>> Start Dataset extract

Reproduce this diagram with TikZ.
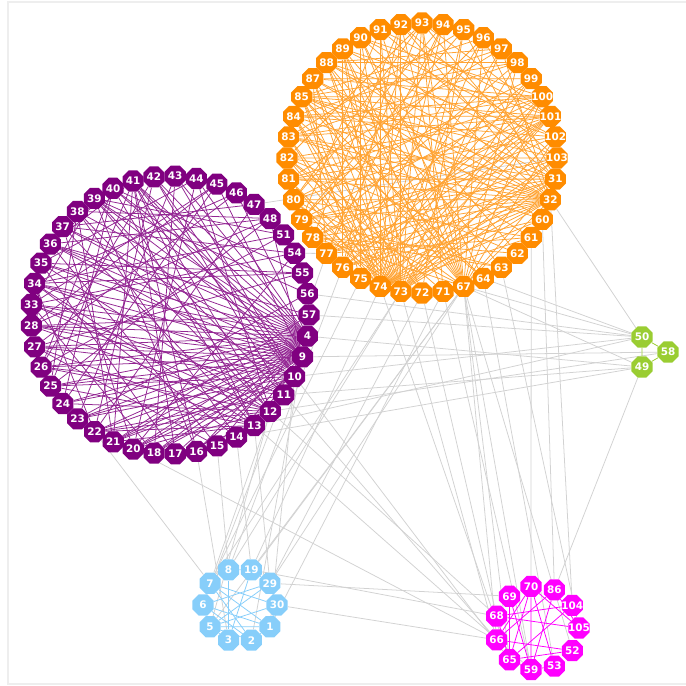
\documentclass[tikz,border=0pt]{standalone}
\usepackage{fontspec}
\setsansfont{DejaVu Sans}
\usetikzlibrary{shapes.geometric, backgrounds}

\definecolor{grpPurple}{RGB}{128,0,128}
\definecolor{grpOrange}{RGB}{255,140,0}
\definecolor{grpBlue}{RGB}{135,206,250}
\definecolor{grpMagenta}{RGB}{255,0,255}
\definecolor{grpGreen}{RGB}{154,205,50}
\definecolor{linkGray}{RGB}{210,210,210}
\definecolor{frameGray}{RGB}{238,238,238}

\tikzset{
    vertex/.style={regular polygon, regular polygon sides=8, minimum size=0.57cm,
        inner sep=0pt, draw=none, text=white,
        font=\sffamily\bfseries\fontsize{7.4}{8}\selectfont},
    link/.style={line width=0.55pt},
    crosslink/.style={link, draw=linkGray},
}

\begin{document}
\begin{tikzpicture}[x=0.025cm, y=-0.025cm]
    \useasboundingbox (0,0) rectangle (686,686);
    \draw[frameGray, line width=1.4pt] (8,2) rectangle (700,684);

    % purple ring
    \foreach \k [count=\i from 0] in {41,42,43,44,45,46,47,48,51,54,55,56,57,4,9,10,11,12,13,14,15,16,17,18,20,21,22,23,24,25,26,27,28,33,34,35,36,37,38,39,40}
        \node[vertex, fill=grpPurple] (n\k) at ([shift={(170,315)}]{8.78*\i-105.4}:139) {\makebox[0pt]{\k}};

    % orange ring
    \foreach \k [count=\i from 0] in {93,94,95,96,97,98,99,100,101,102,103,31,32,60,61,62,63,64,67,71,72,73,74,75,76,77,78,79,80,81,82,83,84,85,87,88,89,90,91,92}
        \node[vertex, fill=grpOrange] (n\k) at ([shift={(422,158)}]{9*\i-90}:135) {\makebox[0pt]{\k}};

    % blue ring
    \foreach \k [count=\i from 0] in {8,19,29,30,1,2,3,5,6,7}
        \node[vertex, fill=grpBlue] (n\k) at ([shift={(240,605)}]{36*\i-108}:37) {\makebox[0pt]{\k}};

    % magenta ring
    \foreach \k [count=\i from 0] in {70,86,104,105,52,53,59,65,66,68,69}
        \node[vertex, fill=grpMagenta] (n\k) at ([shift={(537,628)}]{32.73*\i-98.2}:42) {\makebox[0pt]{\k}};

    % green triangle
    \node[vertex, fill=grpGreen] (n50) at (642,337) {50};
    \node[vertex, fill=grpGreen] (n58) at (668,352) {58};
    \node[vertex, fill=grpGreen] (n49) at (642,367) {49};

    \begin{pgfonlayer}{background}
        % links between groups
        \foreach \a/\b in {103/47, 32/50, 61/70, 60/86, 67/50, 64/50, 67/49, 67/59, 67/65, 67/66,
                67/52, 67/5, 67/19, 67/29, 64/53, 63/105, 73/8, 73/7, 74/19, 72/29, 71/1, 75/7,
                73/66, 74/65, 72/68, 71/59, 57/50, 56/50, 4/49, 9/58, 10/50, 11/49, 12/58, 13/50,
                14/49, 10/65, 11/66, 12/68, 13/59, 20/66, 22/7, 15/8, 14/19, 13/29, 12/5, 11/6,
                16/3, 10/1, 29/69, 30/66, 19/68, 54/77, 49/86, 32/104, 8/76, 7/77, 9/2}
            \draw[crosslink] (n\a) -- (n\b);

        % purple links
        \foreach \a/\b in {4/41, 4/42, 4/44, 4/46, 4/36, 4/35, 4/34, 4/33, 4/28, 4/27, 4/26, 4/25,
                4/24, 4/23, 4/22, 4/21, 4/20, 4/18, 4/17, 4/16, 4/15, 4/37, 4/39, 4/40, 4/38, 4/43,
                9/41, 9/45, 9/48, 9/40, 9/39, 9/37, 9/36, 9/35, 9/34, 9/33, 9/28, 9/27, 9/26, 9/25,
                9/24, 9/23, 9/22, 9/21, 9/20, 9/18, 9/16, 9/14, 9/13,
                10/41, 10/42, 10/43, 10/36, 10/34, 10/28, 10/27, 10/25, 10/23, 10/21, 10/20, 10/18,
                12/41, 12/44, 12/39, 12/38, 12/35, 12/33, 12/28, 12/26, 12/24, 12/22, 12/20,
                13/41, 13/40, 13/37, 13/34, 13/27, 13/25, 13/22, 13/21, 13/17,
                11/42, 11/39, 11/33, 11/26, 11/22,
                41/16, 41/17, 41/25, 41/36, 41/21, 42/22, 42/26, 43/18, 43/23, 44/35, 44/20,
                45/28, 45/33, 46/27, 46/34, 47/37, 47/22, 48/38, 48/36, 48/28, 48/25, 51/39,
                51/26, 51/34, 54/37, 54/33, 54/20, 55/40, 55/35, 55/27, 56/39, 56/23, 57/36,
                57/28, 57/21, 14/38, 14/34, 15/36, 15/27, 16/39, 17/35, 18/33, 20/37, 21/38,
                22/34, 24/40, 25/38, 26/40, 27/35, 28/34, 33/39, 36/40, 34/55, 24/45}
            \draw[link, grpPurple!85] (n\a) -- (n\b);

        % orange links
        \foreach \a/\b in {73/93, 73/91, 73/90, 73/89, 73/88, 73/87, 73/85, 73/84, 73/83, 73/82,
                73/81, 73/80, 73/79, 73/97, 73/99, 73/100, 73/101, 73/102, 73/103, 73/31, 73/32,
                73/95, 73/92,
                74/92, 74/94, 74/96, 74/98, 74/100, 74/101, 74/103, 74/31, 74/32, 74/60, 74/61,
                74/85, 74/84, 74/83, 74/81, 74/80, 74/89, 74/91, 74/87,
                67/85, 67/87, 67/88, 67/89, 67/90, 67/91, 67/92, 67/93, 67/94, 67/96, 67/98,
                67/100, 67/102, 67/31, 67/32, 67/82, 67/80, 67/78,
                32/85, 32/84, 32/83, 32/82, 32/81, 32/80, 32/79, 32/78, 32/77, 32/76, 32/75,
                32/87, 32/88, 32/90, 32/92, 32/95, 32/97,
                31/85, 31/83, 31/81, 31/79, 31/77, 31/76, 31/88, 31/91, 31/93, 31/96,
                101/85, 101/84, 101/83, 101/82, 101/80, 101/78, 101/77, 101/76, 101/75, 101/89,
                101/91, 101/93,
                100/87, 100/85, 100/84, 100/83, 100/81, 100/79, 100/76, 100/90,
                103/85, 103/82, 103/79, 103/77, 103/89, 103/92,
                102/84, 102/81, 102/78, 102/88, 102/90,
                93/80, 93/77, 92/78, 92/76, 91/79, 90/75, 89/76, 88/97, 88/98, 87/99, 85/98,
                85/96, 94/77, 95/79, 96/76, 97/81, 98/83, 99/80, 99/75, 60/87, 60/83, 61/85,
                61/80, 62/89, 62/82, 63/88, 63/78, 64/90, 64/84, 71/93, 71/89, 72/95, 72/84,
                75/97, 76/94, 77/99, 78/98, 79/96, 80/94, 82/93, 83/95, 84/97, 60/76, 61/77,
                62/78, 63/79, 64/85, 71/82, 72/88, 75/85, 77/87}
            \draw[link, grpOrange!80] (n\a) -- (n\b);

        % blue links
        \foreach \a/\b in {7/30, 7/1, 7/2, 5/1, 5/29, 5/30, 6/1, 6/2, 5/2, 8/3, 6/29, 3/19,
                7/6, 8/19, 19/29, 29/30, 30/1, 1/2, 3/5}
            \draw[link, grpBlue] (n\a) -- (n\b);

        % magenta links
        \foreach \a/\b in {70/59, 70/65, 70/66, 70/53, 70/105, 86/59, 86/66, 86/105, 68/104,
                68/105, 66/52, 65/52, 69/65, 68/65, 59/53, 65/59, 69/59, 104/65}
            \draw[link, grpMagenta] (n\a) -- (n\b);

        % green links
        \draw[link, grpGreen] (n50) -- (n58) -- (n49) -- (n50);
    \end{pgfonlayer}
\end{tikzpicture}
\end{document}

>> End Dataset extract

▶ **Description of the task**
Your task is to restate word for word the lines from the top of the data to the line containing "fill=grpGreen] (n49) at", both ends included, with every picture left out.

▶ **Output of the exercise**
Reproduce this diagram with TikZ.
\documentclass[tikz,border=0pt]{standalone}
\usepackage{fontspec}
\setsansfont{DejaVu Sans}
\usetikzlibrary{shapes.geometric, backgrounds}

\definecolor{grpPurple}{RGB}{128,0,128}
\definecolor{grpOrange}{RGB}{255,140,0}
\definecolor{grpBlue}{RGB}{135,206,250}
\definecolor{grpMagenta}{RGB}{255,0,255}
\definecolor{grpGreen}{RGB}{154,205,50}
\definecolor{linkGray}{RGB}{210,210,210}
\definecolor{frameGray}{RGB}{238,238,238}

\tikzset{
    vertex/.style={regular polygon, regular polygon sides=8, minimum size=0.57cm,
        inner sep=0pt, draw=none, text=white,
        font=\sffamily\bfseries\fontsize{7.4}{8}\selectfont},
    link/.style={line width=0.55pt},
    crosslink/.style={link, draw=linkGray},
}

\begin{document}
\begin{tikzpicture}[x=0.025cm, y=-0.025cm]
    \useasboundingbox (0,0) rectangle (686,686);
    \draw[frameGray, line width=1.4pt] (8,2) rectangle (700,684);

    % purple ring
    \foreach \k [count=\i from 0] in {41,42,43,44,45,46,47,48,51,54,55,56,57,4,9,10,11,12,13,14,15,16,17,18,20,21,22,23,24,25,26,27,28,33,34,35,36,37,38,39,40}
        \node[vertex, fill=grpPurple] (n\k) at ([shift={(170,315)}]{8.78*\i-105.4}:139) {\makebox[0pt]{\k}};

    % orange ring
    \foreach \k [count=\i from 0] in {93,94,95,96,97,98,99,100,101,102,103,31,32,60,61,62,63,64,67,71,72,73,74,75,76,77,78,79,80,81,82,83,84,85,87,88,89,90,91,92}
        \node[vertex, fill=grpOrange] (n\k) at ([shift={(422,158)}]{9*\i-90}:135) {\makebox[0pt]{\k}};

    % blue ring
    \foreach \k [count=\i from 0] in {8,19,29,30,1,2,3,5,6,7}
        \node[vertex, fill=grpBlue] (n\k) at ([shift={(240,605)}]{36*\i-108}:37) {\makebox[0pt]{\k}};

    % magenta ring
    \foreach \k [count=\i from 0] in {70,86,104,105,52,53,59,65,66,68,69}
        \node[vertex, fill=grpMagenta] (n\k) at ([shift={(537,628)}]{32.73*\i-98.2}:42) {\makebox[0pt]{\k}};

    % green triangle
    \node[vertex, fill=grpGreen] (n50) at (642,337) {50};
    \node[vertex, fill=grpGreen] (n58) at (668,352) {58};
    \node[vertex, fill=grpGreen] (n49) at (642,367) {49};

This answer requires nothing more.